The Great Dismal Swamp is aptly named.

The Okefenokee National Wildlife Refuge is a great place to visit if you need new boots or a briefcase.

I always like Canyonlands N.P. - speaking of great western sites. And I have spent a lot of time in Death Valley - that is an awesome place - better in the winter than the summer, just sayin'.

There are others that I have visited but can't recall right now - so happy birthday, parks, you look marvelous.

Patrick said...

National parks are one of the few things the government hanger managed to fuck up. Yet. Spent three last ten days in Yellowstone and Tetons. Childhood dream come true.

AprilApple said...

cool story Bags.
Patrick - that's fantastic. Yellowstone is magical.

Lem said...

Thanks for the tip April.

Lem said...

The Optimal U.S. National Parks Centennial Road Trip

This is an updated version I believe.

chickelit said...

Thanks for the link, Lem. I looked at the map and realized that I'd been to a fair number of the NPs. The first one I visited was Mammoth Cave, KY on a family vacation in 1968. That was the closest one to where I actually grew up. Voyageurs and Cuyahoga weren't NPs until quite a bit later.

Evi L. Bloggerlady said...

Sixty is right, Yellowstone is a great place for viewing wildlife, but for vistas it is limited.
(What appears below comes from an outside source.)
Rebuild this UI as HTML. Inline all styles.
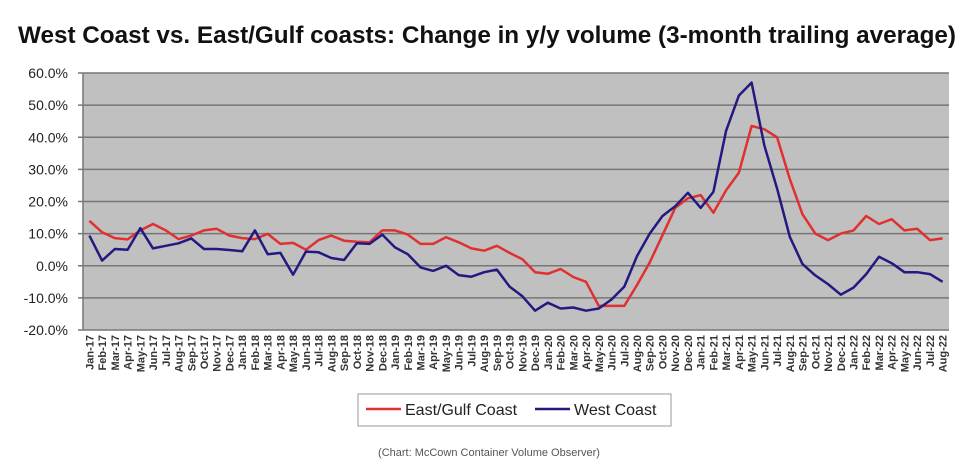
<!DOCTYPE html>
<html><head><meta charset="utf-8"><style>
html,body{margin:0;padding:0;background:#fff;}
svg{display:block;font-family:"Liberation Sans",Arial,sans-serif;}
</style></head><body>
<svg id="chart" width="975" height="469" viewBox="0 0 975 469">
<rect x="0" y="0" width="975" height="469" fill="#ffffff"/>
<text x="487" y="43" text-anchor="middle" font-size="24" font-weight="bold" fill="#111" textLength="938" lengthAdjust="spacingAndGlyphs">West Coast vs. East/Gulf coasts: Change in y/y volume (3-month trailing average)</text>
<rect x="83" y="73" width="866" height="257" fill="#c0c0c0"/>
<g id="grid"></g>
<g id="yticks"></g>
<g id="xticks"></g>
<g id="series"></g>
<rect x="358" y="394" width="313" height="32" fill="#fff" stroke="#999" stroke-width="1"/>
<line x1="366" y1="409" x2="401" y2="409" stroke="#e03030" stroke-width="2.5"/>
<text x="405" y="415" font-size="16" fill="#222">East/Gulf Coast</text>
<line x1="535" y1="409" x2="570" y2="409" stroke="#221a80" stroke-width="2.5"/>
<text x="574" y="415" font-size="16" fill="#222">West Coast</text>
<text x="489" y="456" text-anchor="middle" font-size="11" fill="#555">(Chart: McCown Container Volume Observer)</text>
</svg>
<script>
const months=["Jan","Feb","Mar","Apr","May","Jun","Jul","Aug","Sep","Oct","Nov","Dec"];
const categories=[];
for(let y=17;y<=22;y++){for(let m=0;m<12;m++){if(y===22&&m>7)break;categories.push(months[m]+"-"+y);}}
const eastGulf=[14,10.4,8.6,8.2,11,13,11,8.3,9.4,11,11.5,9.4,8.6,8.3,9.9,6.8,7.1,5,8,9.4,7.8,7.5,7.3,11,11,9.7,6.8,6.8,8.9,7.3,5.4,4.7,6.2,4,2,-2,-2.5,-1,-3.5,-5,-12.5,-12.5,-12.5,-6,1,9.5,18,21,22,16.5,23.5,29,43.5,42.5,40,27,16,10,8,10,11,15.5,13,14.5,11,11.5,8,8.5];
const westCoast=[9.4,1.6,5.2,5,11.7,5.4,6.2,7,8.5,5.2,5.2,4.9,4.5,11,3.6,4,-2.8,4.4,4.2,2.4,1.8,7,6.8,9.7,5.7,3.6,-0.5,-1.6,0,-2.9,-3.4,-2,-1.2,-6.5,-9.5,-14,-11.5,-13.3,-13,-14,-13.3,-10.5,-6.5,3,10,15.5,18.5,22.7,18,23,42,53,57,37.5,24,9,0.5,-3,-5.7,-9,-6.8,-2.6,2.8,0.8,-2,-2,-2.6,-5];
const yTicks=[60,50,40,30,20,10,0,-10,-20];
const X0=83,X1=949,Y0=73,Y1=330,YMIN=-20,YMAX=60;
const NS="http://www.w3.org/2000/svg";
const step=(X1-X0)/categories.length;
function xs(i){return X0+step*(i+0.5);}
function ys(v){return Y1-(v-YMIN)/(YMAX-YMIN)*(Y1-Y0);}
function mk(t,a,p){const e=document.createElementNS(NS,t);for(const k in a)e.setAttribute(k,a[k]);p.appendChild(e);return e;}
const grid=document.getElementById('grid'),yt=document.getElementById('yticks'),xt=document.getElementById('xticks'),ser=document.getElementById('series');
yTicks.forEach(v=>{
 const y=ys(v);
 const l=mk('line',{x1:78,x2:X1,y1:y,y2:y,stroke:'#777','stroke-width':1.5},grid);
 
 
 const t=mk('text',{x:68,y:y+5,'text-anchor':'end','font-size':14,fill:'#222'},yt);
 t.textContent=v.toFixed(1)+'%';
 
 
});
const ax=mk('line',{x1:X0,x2:X0,y1:Y0,y2:Y1,stroke:'#777','stroke-width':1.5},grid);


categories.forEach((c,i)=>{
 const x=xs(i);
 const t=mk('text',{x:0,y:0,'text-anchor':'end','font-size':11,'font-weight':'bold',fill:'#333',transform:`translate(${x+4},335) rotate(-90)`},xt);
 t.textContent=c;
 
 
});
function line(data,color,name){
 const d=data.map((v,i)=>(i?'L':'M')+xs(i).toFixed(1)+' '+ys(v).toFixed(1)).join(' ');
 const p=mk('path',{d:d,fill:'none',stroke:color,'stroke-width':2.5,'stroke-linejoin':'round'},ser);
 
 
}
line(eastGulf,'#e03030','east-gulf-line');
line(westCoast,'#221a80','west-coast-line');
</script>
</body></html>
Get off the loop road for at least some of it.

Glacier is fabulous (and it has all the wildlife Yellowstone has, except the bison--but you get moose and mountain goats).

The Utah and Southwest parks are awesome.

Denali National Park is the size of Massachusetts, with a single gravel 92 mile road. You can ride on free school buses that shuttle back and forth in season.

ndspinelli said...

Utah is one of this countries great secrets. You don't even need to go to the great canyon national parks to see great canyons. Shit, you can pull over on I-70 rest areas and bee awed. Bryce is my favorite. It is just so unique and can look so different w/ different light @ different times of the day, month, year. One of the best deals out there is the senior lifetime National Park pass for $10!

ndspinelli said...

bags, I didn't know you were a hang glider. My uncle in Vermont owns some hunting land on a mountain in West Rutland, VT. He allows hang gliders to jump off a cliff. We often go to the glideport in LaJolla just to drink coffee and watch the gliders. I'm going to do it one day.

ndspinelli said...

Evi, Denali is incredible, as you know. However, we took the 12 hour school bus sojourn. About 4-5 hours too long.

ndspinelli said...

Banff is beautiful but drive the short extra distance to take in Lake Louise. Well worth the effort. Death Valley is on my short list of place to visit.

chickelit said...

Death Valley is on my short list of place to visit.

Me too. Probably camping this winter. It's close enough for a long weekend.

Jim in St Louis said...

Good post, you all have given me a dozen entries for my bucket list. Someday will get to travel out west and see for myself. (I am after all from Missouri)

I guess Mammoth Cave is the best national park I've been to, spoiler alert: no one knows how mammoth it might really be.

Jim in St Louis said...

OT
Grandma drove to California in 1935 cause her brother got her a bookkeeping job at the Santa Rosa ice company. She travelled with two neighbors and their families. She would tell us about crossing the dessert and death valley. We would be fascinated when she described how the sand would ‘creep’ and you could not even tell if you were on the road. Some cars just drove and drove till they ran out of gas and they would be in the middle of nowhere with the sand blowing and creeping up to the wheel hubs.

She would then bring out a mason jar filled to the top with white sand and say to us, “In 1935 I scooped up this sand, and there was only two inches in the jar back then, Now look how much!”
We believed every word.

ndspinelli said...

Jim, You're right. This is a good post. Not one mention of politics.